And speak for himself he did.

“Despite the doubts cast upon my parentage by Darwin, I am Adam’s son,” he said, in response to my question. “But, say, I’m an angel with wings full grown compared with what Pa was when he was a boy.”

“Do tell me about the time Adam was a boy,” I implored. In imagination I saw a spilling of red ink over the first page of the New York Universe: “Adam’s Own Story of the Rise and Fall of Man.”

“Dad and Darwin do beat creation,” Cain commented. “The delineator of the ‘Descent of Man’ says that the earth grew as naturally as a mushroom on a dung heap. Since hearing of it, Topsy has been giving herself airs under the impression that as she ‘just growed,’ she was the first woman. Adam says he doesn’t mind being called a myth by the higher critics, but when an Afro-American minister proves by logic as indisputable as a proposition in Euclid that the oldest inhabitant was a black man, and when Topsy lays claim to being his wife, he thinks it’s about time to draw the color line. Job tried to comfort Pa by telling him that it is better to be a myth than a martyr, for martyrs are burned that myths may live.”

“And Mother Eve?”

“Oh, she is an allegory, too. The legend of the lady of the pippins was generated into the genius of Genesis for the sole purpose of stimulating the cerebral cells of the clergymen whose imaginations have become stunted by much raking for Greek roots. Despite the ancient scandal when she listened to the solo of the serpent—and the result proved so disastrous woman has never been inclined to listen to any voice but her own since that distant day—Eve actually asked Adam to buy her one of those serpentine dresses the next time he went to Vanity Valley-on-the-Hudson. Pa replied that because other women were reverting to the original clinging fig-leaf garb, was no reason why she should advertise her shame to the world.

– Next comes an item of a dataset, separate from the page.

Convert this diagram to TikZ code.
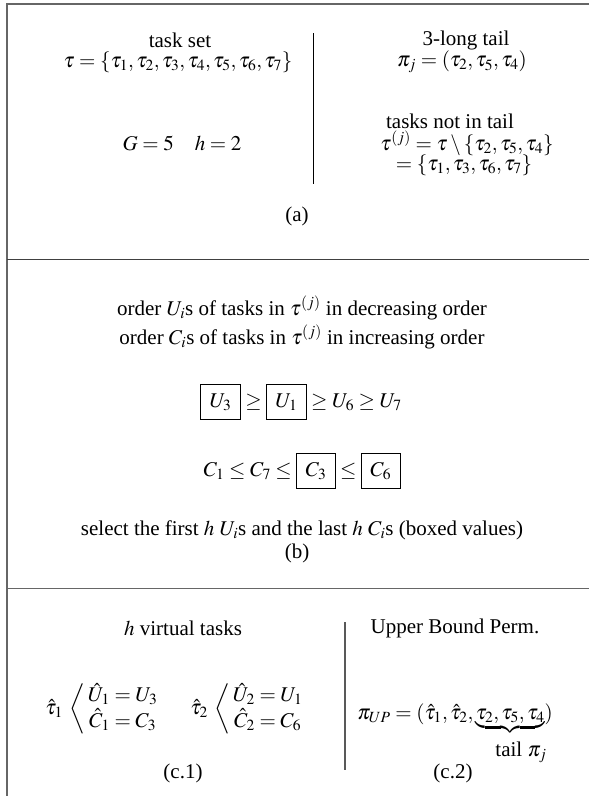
\documentclass[tikz,border=0pt]{standalone}
\usepackage{mathptmx}
\usepackage[no-math]{fontspec}
\setmainfont{Liberation Serif}
\begin{document}
\begin{tikzpicture}[x=1pt,y=-1pt,
  every node/.style={font=\fontsize{21}{25}\selectfont, inner sep=0pt},
  frameline/.style={line width=1.4pt, draw=black!60},
  sepline/.style={line width=1pt, draw=black},
  sepgray/.style={line width=1.6pt, draw=black!65}]
\useasboundingbox (0,0) rectangle (589,796);
\setlength{\fboxsep}{8.5pt}
\setlength{\fboxrule}{0.7pt}
% frame
\coordinate (tl) at (7,4);
\coordinate (tr) at (589,4);
\coordinate (bl) at (7,796);
\coordinate (m1l) at (7,259.5);
\coordinate (m1r) at (589,259.5);
\coordinate (m2l) at (7,588.5);
\coordinate (m2r) at (589,588.5);
\draw[frameline] (tr) -- (tl) -- (bl);
\draw[frameline, draw=black!75] (m1l) -- (m1r);
\draw[frameline] (m2l) -- (m2r);
% section a
\node (tasksetlbl) at (180,40) {task set};
\node (taskset) at (178,62) {$\tau=\{\tau_1,\tau_2,\tau_3,\tau_4,\tau_5,\tau_6,\tau_7\}$};
\node (gh) at (182,143) {$G=5\quad h=2$};
\node (taillbl) at (466,40) {3-long tail};
\node (tail) at (462,62) {$\pi_j=(\tau_2,\tau_5,\tau_4)$};
\node (notlbl) at (450,121) {tasks not in tail};
\node (notset) at (467,143) {$\tau^{(j)}=\tau\setminus\{\tau_2,\tau_5,\tau_4\}$};
\node (notset2) at (464,165) {$=\{\tau_1,\tau_3,\tau_6,\tau_7\}$};
\coordinate (sa1) at (313,33);
\coordinate (sa2) at (313,184);
\draw[sepline] (sa1) -- (sa2);
\node (capa) at (297,216) {(a)};
% section b
\node (ordU) at (302,308) {order $U_i$s of tasks in $\tau^{(j)}$ in decreasing order};
\node (ordC) at (302,337) {order $C_i$s of tasks in $\tau^{(j)}$ in increasing order};
\node (Urow) at (301,402) {$\mbox{\fbox{$U_3$}}\geq\mbox{\fbox{$U_1$}}\geq U_6\geq U_7$};
\node (Crow) at (302,471) {$C_1\leq C_7\leq\mbox{\fbox{$C_3$}}\leq\mbox{\fbox{$C_6$}}$};
\node (sel) at (302,530) {select the first $h$ $U_i$s and the last $h$ $C_i$s (boxed values)};
\node (capb) at (297,553) {(b)};
% section c
\node (virt) at (183,628) {$h$ virtual tasks};
\node (vt1) at (102,709) {$\hat\tau_1\;\left\langle\,\begin{array}{@{}c@{}}\hat U_1=U_3\\ \hat C_1=C_3\end{array}\right.$};
\node (vt2) at (247,709) {$\hat\tau_2\;\left\langle\,\begin{array}{@{}c@{}}\hat U_2=U_1\\ \hat C_2=C_6\end{array}\right.$};
\node (ubp) at (455,628) {Upper Bound Perm.};
\node[anchor=base] (piup) at (455,719) {$\pi_{UP}=(\hat\tau_1,\hat\tau_2,\underbrace{\tau_2,\tau_5,\tau_4})$};
\node (taillab) at (521,752) {tail $\pi_j$};
\coordinate (sc1) at (345,622);
\coordinate (sc2) at (345,770);
\draw[sepgray] (sc1) -- (sc2);
\node (capc1) at (183,773) {(c.1)};
\node (capc2) at (453,773) {(c.2)};
\end{tikzpicture}
\end{document}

“‘To be fashionable is better than to be a Puritan mother,’ Eve retorted. A woman can find comfort in a new garter or a picture hat even when a scandal is hanging over her backbone.”

“Then the episode of Eden—”

“Eve’s appetite for apples, which gave the world dyspepsia and all the ills to which flesh is heir, has been thrown up in her face ever since the world began. Come to think of it, though, Darwin says there never was any beginning.”

“Darwin has had his day,” I observed. “His teaching is now obsolete. Some day I’m going to write a book—everybody does these days—and I have already copyrighted the title, so literary pirates may beware. It is to be called ‘The Ascent of Man.’ No more is man the old Adam, the Eden of his perfect behind him forbidding its gardens of delight. In his present imperfect is the creative hauntings of the perfect he is yet to be. As in the old days the man said, ‘The woman’—so it is the woman who has given man the new birth. Creation always did centre about a petticoat, fables and creeds to the contrary notwithstanding.”